Agiato fontanaro, di bell’aspetto, di gran
cuore, Francesco Riso era stato attratto nella cospirazione da Giuseppe
Bruno-Giordano; e ne era divenuto uno dei più attivi e audaci. Assunto il
periglioso incarico, avea preso a pigione un magazzino dei frati della Gancia,
contiguo al convento e vicino a casa sua, col pretesto di conservarvi
doccionati e strumenti del mestiere, in realtà per depositarvi armi e
munizioni; e altro magazzino aveva appigionato alla Magione per lo stesso
scopo, dove durante quei giorni di preparazione, lentamente, eludendo ogni
vigilanza, s’erano venuti trasportando le armi. E in quello della Gancia, il
tre di aprile, in sporte di carbone, furono portate le bombe fuse dallo
Chentrens e le mitraglie e i pezzi del cannone di legno, smontato. Le quali
armi perciò non si trovavano ancora tutte raccolte, quando il primo di aprile
il barone Pisani figlio, per incarico del comitato andò a verificare, per cui,
non ricevendo buona impressione corsero parole vivaci fra il Pisani e il Riso:
ma il dado era tratto, e non si dovea più aspettare.

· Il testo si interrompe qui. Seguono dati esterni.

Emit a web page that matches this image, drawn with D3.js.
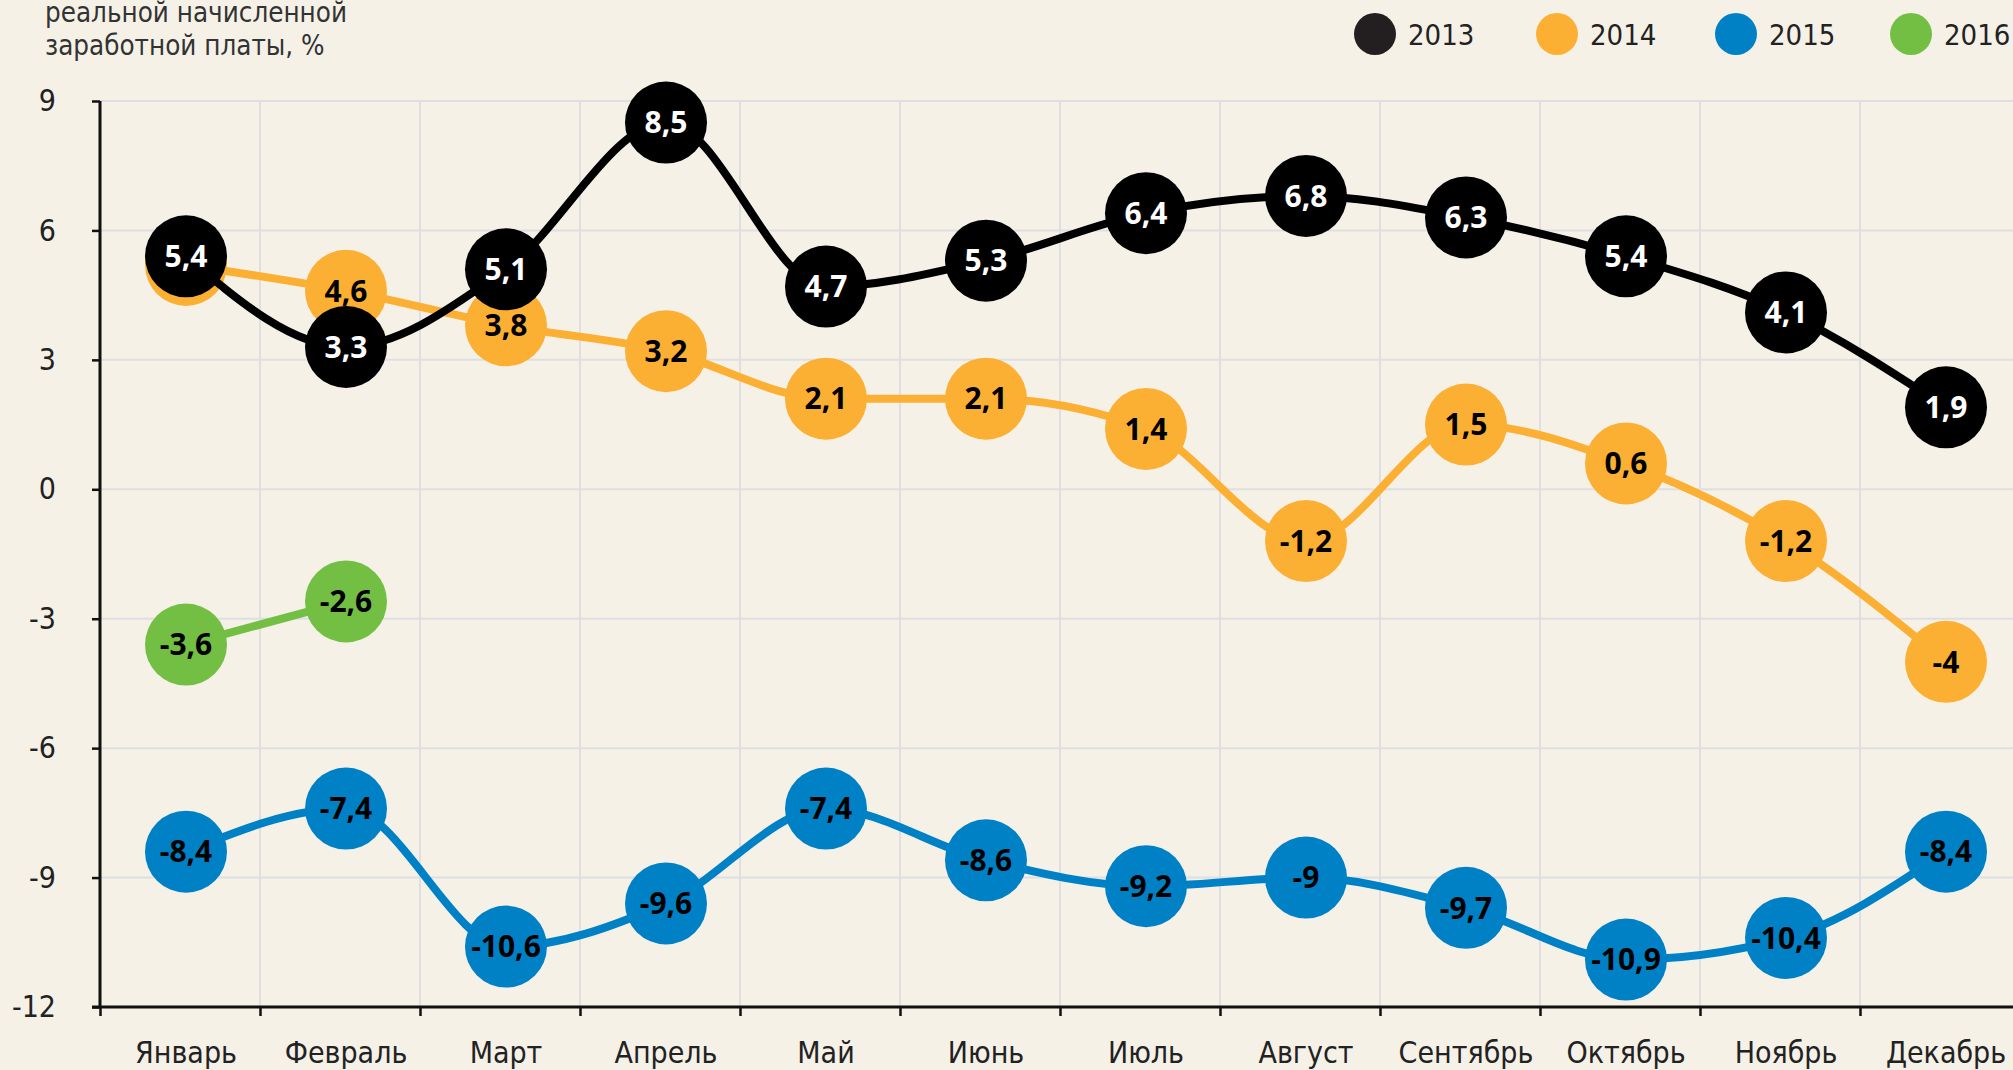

La forza di cui poteva disporre l’animoso
popolano si trovò essere di poco più che ottanta uomini, che il Riso ripartì in
tre squadre; una di venti uomini, capo lui stesso, doveva appostarsi nel
magazzino della Gancia; l’altra di cinquanta, alla Magione, e doveva
capitanarla Salvatore La Placa, bovaro, audace e valoroso; la terza doveva
capitanarla Salvatore Perricone.
Delle bombe furono portate nel palazzo Rudinì,
ai Quattro Canti, per essere lanciate sulla truppa quando sarebbe scesa dalle
caserme: altre armi avevano raccolto i fratelli Carlo e Carmelo Trasselli,
nella loro casa, presso la Gancia, dove nella notte del tre aspettavan uomini
fidati; e altri uomini presso la porta di Termini dovevano adunarsi coi
fratelli Antonino e Serafino Lomonaco-Ciaccio. Di due bandiere cucite da un
Impallomeni mercante di berretti, una portava egli stesso, il 3 aprile, al
Riso, l’altra consegnava all’avvocato Mancuso, e doveva sventolare ai Quattro
Canti.
Gli storici raccolsero che la spia fosse stata
un frate della Gancia. È falso. L’equivoco nacque dal vedere il 4 aprile un
fra’ Michele da Prizzi col casco dei poliziotti, unito con la sbirraglia; ma
fra Michele non era della Gancia. La polizia o per essere più esatti, l’ispettore Catti, aveva ricevuto la denunzia dalla
guardia di polizia segreta Francesco Basile, al quale, per imbecillità, certi
Muratore e Urbano, avevano confidato che il 4 sarebbe scoppiata la rivolta, e
lo avevano invitato a unirsi con loro, non sapendo forse che il Basile fosse un
agente segreto. E ciò risulta da documenti ufficiali.